/129_ai4code

Google AI4Code

Primary LanguageJupyter NotebookMIT LicenseMIT

Solution to the Google AI4Code Competition

header

Description

The goal of this competition was to understand the relationship between code and comments in Python notebooks. We were challenged to reconstruct the order of markdown cells in a given notebook based on the order of the code cells, demonstrating comprehension of which natural language references which code. Predictions were evaluated by the Kendall tau correlation between predicted cell orders and ground truth cell orders accumulated across the entire collection of test set notebooks.
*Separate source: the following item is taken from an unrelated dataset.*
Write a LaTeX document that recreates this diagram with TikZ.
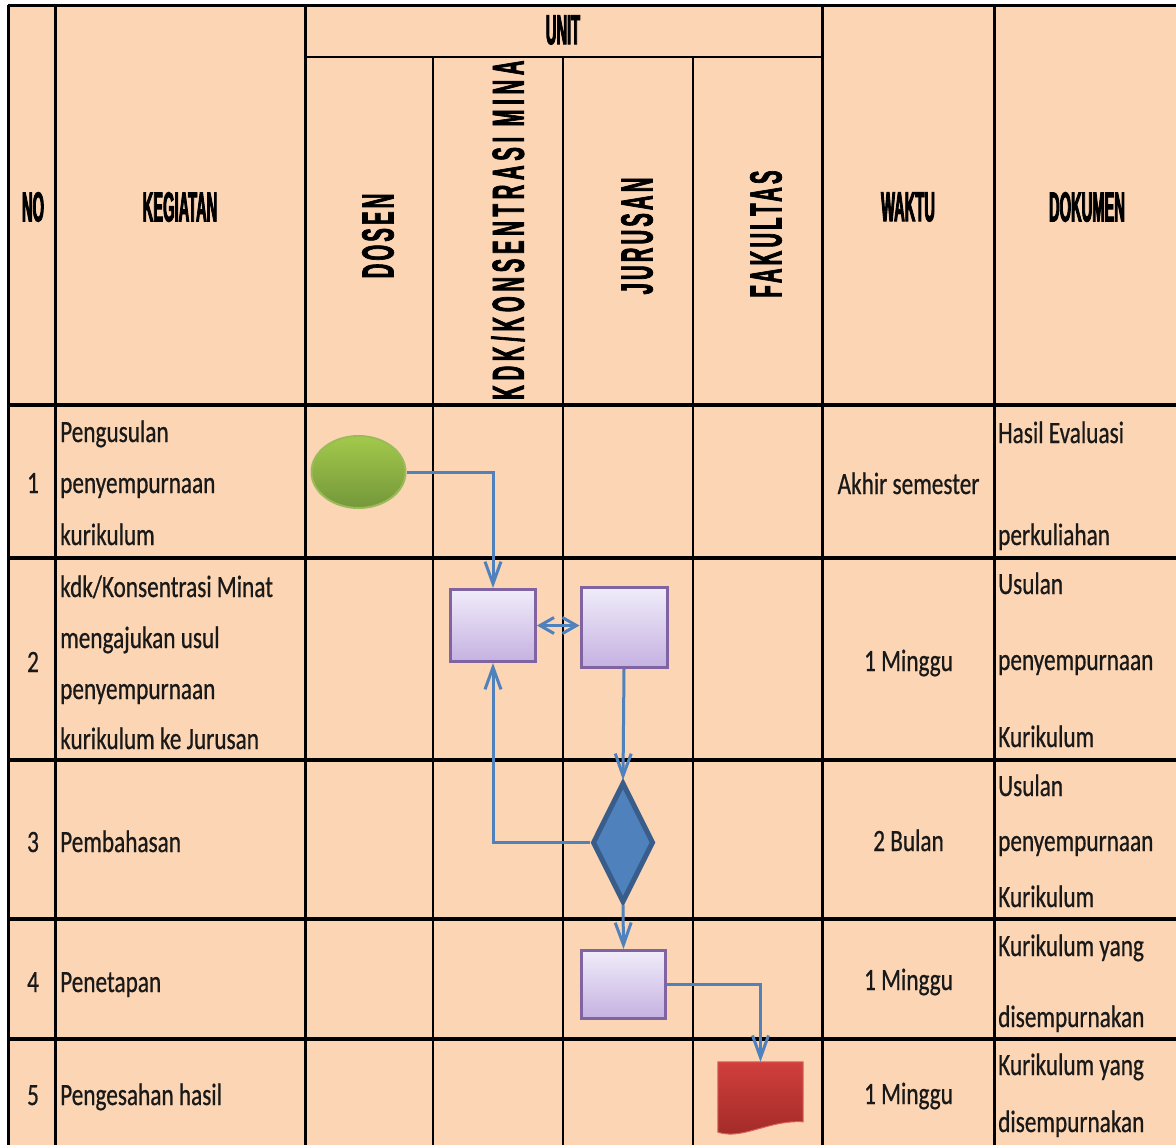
\documentclass[tikz,border=0pt]{standalone}
\usepackage{fontspec}
\setmainfont{Carlito}
\newfontfamily\bodyfont[FakeStretch=0.75,FakeBold=0.6]{Carlito}
\newfontfamily\headfont[FakeStretch=0.35,FakeBold=2]{Liberation Sans Bold}
\newfontfamily\vertfont[FakeStretch=0.45,FakeBold=1.5,LetterSpace=7]{Liberation Sans Bold}
\usetikzlibrary{shapes.geometric}
\usetikzlibrary{arrows.meta}
\definecolor{peach}{HTML}{FCD5B4}
\definecolor{flowblue}{HTML}{4F81BD}
\definecolor{decborder}{HTML}{385D8A}
\definecolor{procborder}{HTML}{8064A2}
\definecolor{proctop}{HTML}{F0ECFA}
\definecolor{procbot}{HTML}{C5B1E1}
\definecolor{starttop}{HTML}{A3C94B}
\definecolor{startbot}{HTML}{74973A}
\definecolor{startborder}{HTML}{9BBB59}
\definecolor{doctop}{HTML}{D03F3C}
\definecolor{docbot}{HTML}{A02A27}
\definecolor{docborder}{HTML}{D9605C}
\tikzset{
	body/.style={font=\bodyfont\fontsize{31}{37}\selectfont,text=black!90,anchor=base west,inner sep=0pt},
	mid/.style={body,anchor=base},
	head/.style={font=\headfont\fontsize{42}{48}\selectfont,inner sep=0pt},
	vhead/.style={font=\vertfont\fontsize{45}{50}\selectfont,rotate=90,inner sep=0pt},
	start/.style={ellipse,draw=startborder,line width=2pt,top color=starttop,bottom color=startbot,
		minimum width=94pt,minimum height=72pt,inner sep=0pt},
	process/.style={rectangle,draw=procborder,line width=3pt,top color=proctop,bottom color=procbot,
		minimum width=85pt,minimum height=72pt,inner sep=0pt},
	decision/.style={diamond,draw=decborder,line width=5pt,fill=flowblue,
		minimum width=61pt,minimum height=120pt,inner sep=0pt},
	flow/.style={draw=flowblue,line width=3pt}
}

\begin{document}
\begin{tikzpicture}[x=1pt,y=-1pt,>={Straight Barb[length=22pt,width=16pt]}]
	\useasboundingbox (0,0) rectangle (1176,1144);
	\clip (0,0) rectangle (1176,1144);
	% table
	\fill[peach] (8,5) rectangle (1190,1160);
	\draw[line width=3pt] (8,5) -- (1190,5);
	\draw[line width=2.5pt] (305,57) -- (822,57);
	\foreach \y in {405,558,760,919,1039}
		\draw[line width=4pt] (8,\y) -- (1190,\y);
	\foreach \x in {8,55,305,822,994}
		\draw[line width=3pt] (\x,5) -- (\x,1160);
	\foreach \x in {433,563,693}
		\draw[line width=2.5pt] (\x,57) -- (\x,1160);

	% header
	\node[head] (no) at (33,207) {NO};
	\node[head] (kegiatan) at (180,207) {KEGIATAN};
	\node[head] (unit) at (563,30) {UNIT};
	\node[head] (waktu) at (908,207) {WAKTU};
	\node[head] (dokumen) at (1087,207) {DOKUMEN};
	\node[vhead] (dosen) at (378,236) {DOSEN};
	\node[vhead] (jurusan) at (637,236) {JURUSAN};
	\node[vhead] (fakultas) at (766,234) {FAKULTAS};
	\begin{scope}
		\clip (433,57) rectangle (563,405);
		\node[vhead,anchor=west] (kdk) at (508,400) {\addfontfeature{LetterSpace=10.5}KDK/KONSENTRASI MINAT};
	\end{scope}

	% rows
	\foreach \t/\y [count=\i] in {1/493,2/672,3/852,4/992,5/1105}
		\node[mid] (no\i) at (33,\y) {\t};
	\foreach \t/\y [count=\i] in {Pengusulan/442,penyempurnaan/493,kurikulum/545,
		{kdk/Konsentrasi Minat}/597,mengajukan usul/648,penyempurnaan/699,kurikulum ke Jurusan/749,
		Pembahasan/852,Penetapan/992,Pengesahan hasil/1105}
		\node[body] (keg\i) at (60,\y) {\t};
	\foreach \t/\y [count=\i] in {Akhir semester/494,1 Minggu/671,2 Bulan/851,1 Minggu/990,1 Minggu/1104}
		\node[mid] (wkt\i) at (908.5,\y) {\t};
	\foreach \t/\y [count=\i] in {Hasil Evaluasi/443,perkuliahan/545,
		Usulan/594,penyempurnaan/670,Kurikulum/747,
		Usulan/796,penyempurnaan/851,Kurikulum/907,
		Kurikulum yang/956,disempurnakan/1027,
		Kurikulum yang/1075,disempurnakan/1132}
		\node[body] (dok\i) at (998,\y) {\t};

	% flow
	\node[start] (usul) at (358.5,472) {};
	\node[process] (kdkbox) at (493,625.5) {};
	\node[process,minimum width=86pt,minimum height=80pt] (jurbox) at (624,627.5) {};
	\node[decision] (bahas) at (623,842.5) {};
	\node[process,minimum width=84pt,minimum height=68pt] (tetap) at (623.5,984.5) {};
	\node[minimum width=85pt,minimum height=70pt,inner sep=0pt] (sah) at (760.5,1097) {};
	\shade[top color=doctop,bottom color=docbot,draw=docborder,line width=1pt]
		(sah.north west) -- (sah.north east) -- ++(0,60)
		.. controls +(-35,-2) and +(25,8) .. (sah.south west) -- cycle;

	\draw[flow,->] (usul.east) -| (kdkbox.north);
	\draw[flow,{Straight Barb[length=14pt,width=16pt]}-{Straight Barb[length=14pt,width=16pt]}]
		(kdkbox.east) -- (kdkbox.east -| jurbox.west);
	\draw[flow,->] (jurbox.south) -- (bahas.north);
	\draw[flow,->] (bahas.west) -| (kdkbox.south);
	\draw[flow,->] (bahas.south) -- (tetap.north);
	\draw[flow,->] (tetap.east) -| (sah.north);
\end{tikzpicture}
\end{document}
Results: 37 / 1200, top 4% 🥳

Our team: Valentin Aliferov, Polina Roshchina, Milana Shhanukova lb

Solution

The solution is basically an ensemble of 2 different models (regression-based and matching-based) which both predict the relative positions of markdown cells in a given notebook. The predictions are combined together using simple weighted average technique and then used to get the expected cell order. This solution is relatively light and fast. It takes ~1.5 hours to prepare the data, ~15 hours to train both models (on TPUs kindly provided by Kaggle), and also ~3.5 hours to make a submission (on GPU). We also managed to fit all the data in memory and switched to using tfrecords only for the matching model (starting from negative sampling of 5+ examples per markdown). This is our first experience with Tensorflow and Keras.

ensemble

Regression Model

This model maps a sequence of 512 tokens (an encoded markdown cell with its context) to a real value (the relative position of that markdown cell in the notebook) using microsoft/codebert-base backbone and mean absolute error loss. In this particular case we have one single training example for each markdown cell. To generate such an example we firstly encode a markdown cell content and then truncate it to up to 72 tokens. We then find a sequence of evenly spaced code cells (of a given notebook) which fits the remaining space the best (each code cell is truncated to up to 22 tokens). In case we still have some remaining space, we fill it up with special pad tokens. It enables us to use the available input sequence length quite efficiently. In the formula below $y_i$ and $\hat{y_i}$ are true and predicted relative positions of a given markdown cell.

regression

$$MAELoss = |y_i - \hat{y_i}|$$

 

Matching Model

This model is based on the idea of finding the best match for each individual markdown cell among all the code cells of a given notebook, and then rearranging the cell order of this notebook, so that the matching cells are close to each other. We acheive this by setting markdown cell relative positions to the same values as the matching code cells have, and then substructing a small offset to make sure that all the markdowns come first. This way we are able to obtain the same kind of predictions as the regression model produces, and then easily combine the results using simple weighted average techinque. This is a triplet net embedder model based on microsoft/unixcoder-base backbone and triplet loss with adaptive margin. We use cosine similarity of the output embeddings as a measure of distance. In this case we have a triplet of an anchor markdown, positive code, and a negative code as a single training example. The model input is truncated to up to 128 tokens with the following padding at the end if necessary. We also calculate an adaptive margin for each training example (triplet) in order to take into account how actually far the cells are from each other in terms of their relative positions in a given notebook. We extract up to 7 triplets for each markdown cell (the same markdown and positive code cells, but different negatives). In the formulas below $A$, $P$, and $N$ are anchor, positive, and negative embeddings accordingly, and also $R_A$, $R_P$, and $R_N$ are anchor, positive, and negative relative positions.

match_train

$$CosineSimilarity = \frac{A*B}{|A| |B|}$$

$$margin = |R_A - R_P| - |R_A - R_N|$$

$$TripletLoss = cos(A,N) - cos(A,P) + margin$$

 

During inference time we extract embeddings for all the cells firstly, and then find the best matches (with the highest cosine similarity) for each markdown among all the code cells (notebook-wise). We then set the relative positions of markdown cells accordingly and combine the results with the regression model predictions. At this point we are ready to sort all the cells and get the desired output.

match_infer

Further improvements

Now, that the first stage of this competition is over and other participants are starting to share their solutions, we are looking forward to learn from them. There are lots of cool ideas out there, it is truly an endless source of knowledge. Thank you, guys!